Он выходил из окружения в районе Житомира. Шли ночью по знакомым местам. Днем спали, укрываясь в балках или густом кустарнике. Видели, как немцы перли вперед и вперед, видели, как по шоссе два-три автоматчика гнали тысячи ободранных и обезоруженных бойцов. Глубоким вечером, когда группка собиралась тронуться в путь, к отцу обратился его приятель Ч. и шепотом — запинаясь — произнес:
— Я тебе советую, Маркуша, отстать от нас. Мы без тебя дорогу скорее отыщем.
Отец сперва не понял.
— Как?! Почему без меня? Что за чепуху плетешь?
Ч. отвел глаза и произнес, еще больше запинаясь:
— Я вчера слышал ихний треп: если напоремся на немцев, то пропадем из-за Гальперина. Скажут: еврея спасаете. Так что пора от него избавляться. Иначе — крышка.
— Кто такие поганые речи ведет? — спросил отец. — Я его сейчас пристрелю. Я никого не испугаюсь — ни особистов, ни немцев.
— Не ерепенься, Маркуша. За тобой наблюдают, и ты на мушке. Хочешь, я с тобой? Глупости только не делай! Убьют!

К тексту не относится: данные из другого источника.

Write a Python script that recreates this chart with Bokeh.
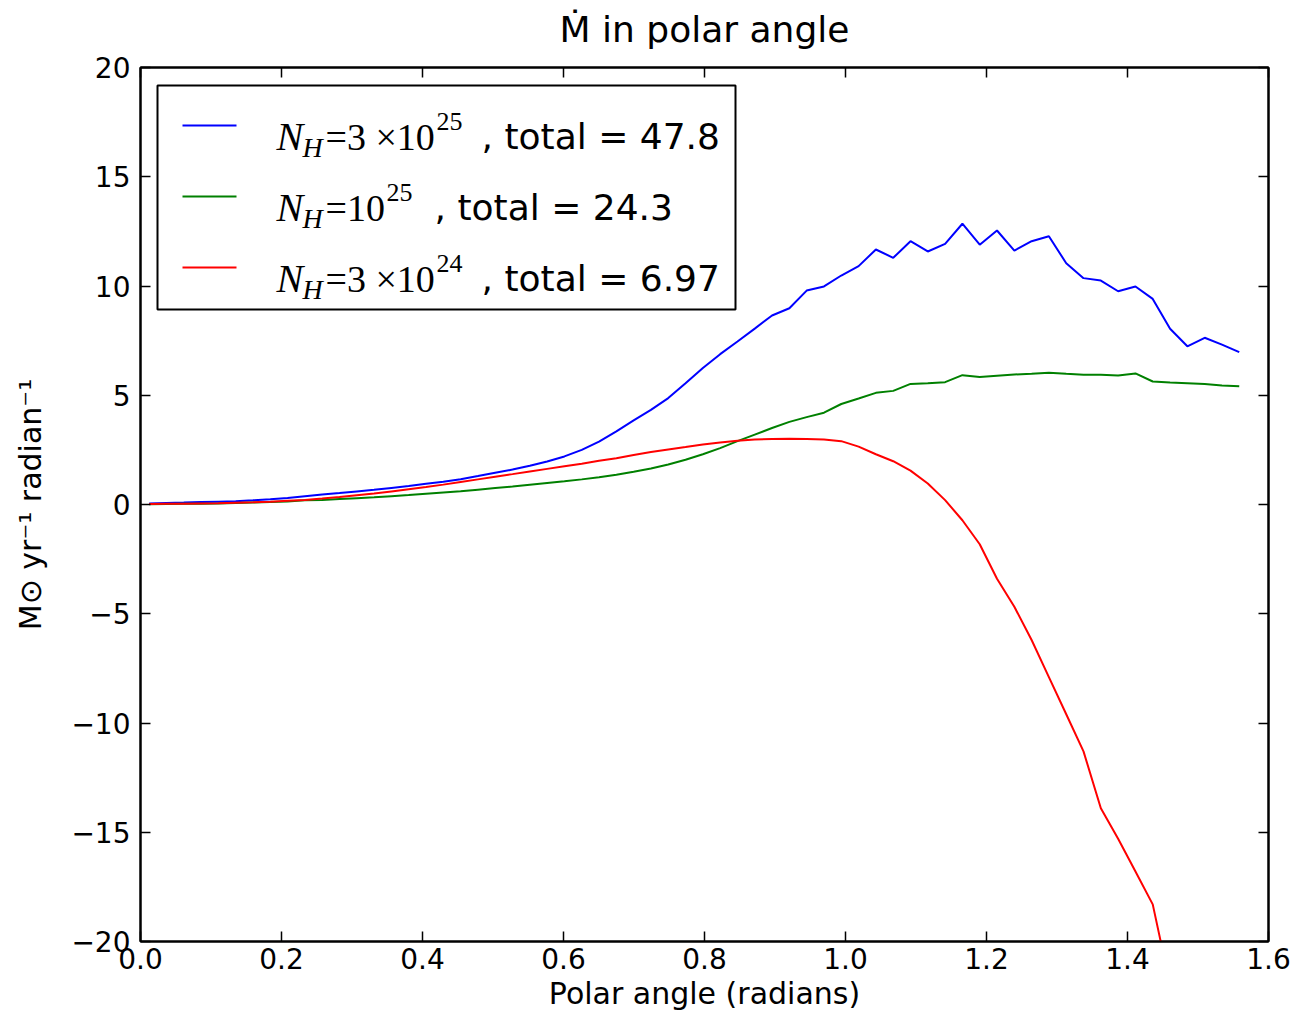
from bokeh.plotting import figure
from bokeh.models import Range1d, FixedTicker, LinearAxis, Label, BoxAnnotation, Arrow
from bokeh.embed import file_html
from bokeh.resources import INLINE

# polar angle bin centres (radians)
theta = [0.0123, 0.0368, 0.0614, 0.0859, 0.1104, 0.1350, 0.1595, 0.1841,
         0.2086, 0.2332, 0.2577, 0.2823, 0.3068, 0.3313, 0.3559, 0.3804,
         0.4050, 0.4295, 0.4541, 0.4786, 0.5031, 0.5277, 0.5522, 0.5768,
         0.6013, 0.6259, 0.6504, 0.6750, 0.6995, 0.7240, 0.7486, 0.7731,
         0.7977, 0.8222, 0.8468, 0.8713, 0.8958, 0.9204, 0.9449, 0.9695,
         0.9940, 1.0186, 1.0431, 1.0677, 1.0922, 1.1167, 1.1413, 1.1658,
         1.1904, 1.2149, 1.2395, 1.2640, 1.2885, 1.3131, 1.3376, 1.3622,
         1.3867, 1.4113, 1.4358, 1.4604, 1.4849, 1.5095, 1.5340, 1.5585]

# N_H = 3e25
mdot_a = [0.05, 0.07, 0.09, 0.11, 0.13, 0.15, 0.19, 0.24,
          0.30, 0.38, 0.46, 0.53, 0.60, 0.67, 0.76, 0.85,
          0.95, 1.04, 1.16, 1.30, 1.45, 1.60, 1.77, 1.97,
          2.20, 2.50, 2.88, 3.35, 3.85, 4.33, 4.87, 5.55,
          6.25, 6.88, 7.46, 8.05, 8.65, 8.98, 9.79, 9.98,
          10.48, 10.91, 11.67, 11.29, 12.05, 11.58, 11.93, 12.85,
          11.89, 12.54, 11.62, 12.05, 12.28, 11.04, 10.36, 10.25,
          9.76, 9.98, 9.41, 8.04, 7.24, 7.63, 7.32, 6.97]

# N_H = 1e25
mdot_b = [0.01, 0.02, 0.03, 0.04, 0.05, 0.07, 0.09, 0.11,
          0.14, 0.19, 0.21, 0.25, 0.29, 0.33, 0.38, 0.43,
          0.49, 0.55, 0.61, 0.68, 0.75, 0.82, 0.90, 0.98,
          1.06, 1.15, 1.25, 1.36, 1.50, 1.65, 1.83, 2.05,
          2.30, 2.58, 2.90, 3.20, 3.50, 3.78, 4.00, 4.20,
          4.60, 4.85, 5.11, 5.20, 5.52, 5.55, 5.60, 5.92,
          5.83, 5.89, 5.95, 5.98, 6.03, 5.98, 5.94, 5.94,
          5.90, 6.00, 5.63, 5.58, 5.55, 5.51, 5.45, 5.41]

# N_H = 3e24
mdot_c = [0.02, 0.03, 0.04, 0.05, 0.06, 0.08, 0.10, 0.13,
          0.17, 0.21, 0.27, 0.34, 0.42, 0.50, 0.60, 0.70,
          0.80, 0.91, 1.03, 1.15, 1.27, 1.39, 1.51, 1.63,
          1.75, 1.87, 2.00, 2.12, 2.27, 2.40, 2.52, 2.63,
          2.75, 2.84, 2.92, 2.97, 3.00, 3.01, 3.00, 2.98,
          2.90, 2.65, 2.30, 1.98, 1.55, 0.96, 0.20, -0.72,
          -1.82, -3.40, -4.68, -6.20, -7.90, -9.60, -11.30, -13.90,
          -15.30, -16.80, -18.30, -22.00, -26.00, -30.00, -34.00, -38.00]

x_ticks = [0.0, 0.2, 0.4, 0.6, 0.8, 1.0, 1.2, 1.4, 1.6]
y_ticks = [-20, -15, -10, -5, 0, 5, 10, 15, 20]

series_values = [mdot_a, mdot_b, mdot_c]
series_colors = ["#0000ff", "#008000", "#ff0000"]
series_mantissa = ["=3 \u00d710", "=10", "=3 \u00d710"]
series_exponent = ["25", "25", "24"]
series_total = ["47.8", "24.3", "6.97"]

title_text = "\u1e40 in polar angle"

FONT = "DejaVu Sans"

p = figure(width=1291, height=1013, output_backend="svg", toolbar_location=None,
           x_range=Range1d(0, 1.6), y_range=Range1d(-20, 20),
           min_border_left=140, min_border_right=23, min_border_top=67,
           min_border_bottom=72, background_fill_color="white",
           border_fill_color="white")

p.grid.visible = False
p.outline_line_color = "black"
p.outline_line_width = 2

for vals, col in zip(series_values, series_colors):
    p.line(theta, vals, line_color=col, line_width=2)

bottom_axis = p.below[0]
left_axis = p.left[0]

bottom_axis.ticker = FixedTicker(ticks=x_ticks)
left_axis.ticker = FixedTicker(ticks=y_ticks)
bottom_axis.major_label_overrides = {t: f"{t:.1f}" for t in x_ticks}
left_axis.major_label_overrides = {t: (str(t).replace("-", "\u2212")) for t in y_ticks}
bottom_axis.axis_label = "Polar angle (radians)"
left_axis.axis_label = "M\u2299 yr\u207b\u00b9 radian\u207b\u00b9"

top_axis = LinearAxis(ticker=FixedTicker(ticks=x_ticks))
right_axis = LinearAxis(ticker=FixedTicker(ticks=y_ticks))
p.add_layout(top_axis, "above")
p.add_layout(right_axis, "right")

for ax in [bottom_axis, left_axis, top_axis, right_axis]:
    ax.major_tick_in = 10
    ax.major_tick_out = 0
    ax.minor_tick_line_color = None
    ax.major_tick_line_color = "black"
    ax.major_tick_line_width = 1.5
    ax.axis_line_color = "black"
    ax.axis_line_width = 2
    ax.major_label_text_font = FONT
    ax.major_label_text_font_size = "28px"
    ax.major_label_text_color = "black"
    ax.axis_label_text_font = FONT
    ax.axis_label_text_font_size = "30px"
    ax.axis_label_text_font_style = "normal"
    ax.axis_label_text_color = "black"

for ax in [top_axis, right_axis]:
    ax.major_label_text_font_size = "1px"
    ax.major_label_text_color = None
    ax.major_label_standoff = 0

# the title is carried by the (label-less) top axis so that it sits above the frame
top_axis.axis_label = title_text
top_axis.axis_label_text_font_size = "36px"
top_axis.axis_label_standoff = 18

bottom_axis.major_label_standoff = 6
bottom_axis.axis_label_standoff = 4
left_axis.major_label_standoff = 10
left_axis.axis_label_standoff = 20

# legend (drawn in screen units relative to the plot frame)
p.add_layout(BoxAnnotation(left=17, right=595, bottom=632, top=856,
                           left_units="screen", right_units="screen",
                           bottom_units="screen", top_units="screen",
                           fill_color="white", fill_alpha=1.0,
                           line_color="black", line_width=2, line_alpha=1.0))

row_line_y = [816, 745, 674]
row_base_y = [805, 734, 663]
total_x = [341, 294, 341]
exp_x = [296, 246, 296]
for i in range(3):
    p.add_layout(Arrow(x_start=42, y_start=row_line_y[i], x_end=96, y_end=row_line_y[i],
                       start_units="screen", end_units="screen", end=None,
                       line_color=series_colors[i], line_width=2))
    by = row_base_y[i]
    p.add_layout(Label(x=136, y=by, x_units="screen", y_units="screen", text="N",
                       text_font="Liberation Serif", text_font_style="italic",
                       text_font_size="40px", text_baseline="alphabetic", text_color="black"))
    p.add_layout(Label(x=162, y=by - 11, x_units="screen", y_units="screen", text="H",
                       text_font="Liberation Serif", text_font_style="italic",
                       text_font_size="28px", text_baseline="alphabetic", text_color="black"))
    p.add_layout(Label(x=185, y=by, x_units="screen", y_units="screen", text=series_mantissa[i],
                       text_font="Liberation Serif", text_font_size="38px",
                       text_baseline="alphabetic", text_color="black"))
    p.add_layout(Label(x=exp_x[i], y=by + 15, x_units="screen", y_units="screen",
                       text=series_exponent[i], text_font="Liberation Serif",
                       text_font_size="26px", text_baseline="alphabetic", text_color="black"))
    p.add_layout(Label(x=total_x[i], y=by, x_units="screen", y_units="screen",
                       text=", total = " + series_total[i], text_font=FONT,
                       text_font_size="36px", text_baseline="alphabetic", text_color="black"))

open("out.html", "w").write(file_html(p, INLINE))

Ужасный век! Ужасные сердца! Отец, ни слова более не отвечая, повернулся и открыто, не таясь, отправился собственным маршрутом. Мрак поглотил его. Никто его не остановил, не окликнул.
— А Ч. куда делся? — спросил я отца. — Что с Ч. — он твой друг и сейчас?
— Догнал. Вместе и ускользнули.
Значит, не такой ужасный век и не все сердца ужасны?!
Начфин — в противоположность отцу — не мог просто так сняться и исчезнуть. На нем висела полковая касса. Ее он тащил с бойцом на тележке, и он решил следовать за бывшими товарищами, но держаться в отдалении. Так и двигались с бесполезным грузом. Время от времени начфина менял оставшийся верным запечатанным мешкам, ему и Сталину пожилой боец, родом из-под Полтавы.
На третью ночь начфин все же отважился приблизиться к костру — голод вынудил. Поесть дали, налили кипяток в консервную банку. Под утро разбудил подосланный доброжелатель:
— Ты все-таки уходи от нас. Так постановили. Не испытывай судьбу. А деньги — брось. Они теперь никому не нужны. Разве не видишь, что делается вокруг?
Начфин ничего вокруг, кроме леса и подлецов, не видел, тележку с кассой, убоявшись расстрела, не оставил, а совету последовал и вскоре, к счастью, наткнулся на оперативный отряд НКВД, который собирал выползающих из окружения и потерявших свои соединения. Позже на этот же отряд НКВД наткнулись и бойцы, прогнавшие начфина.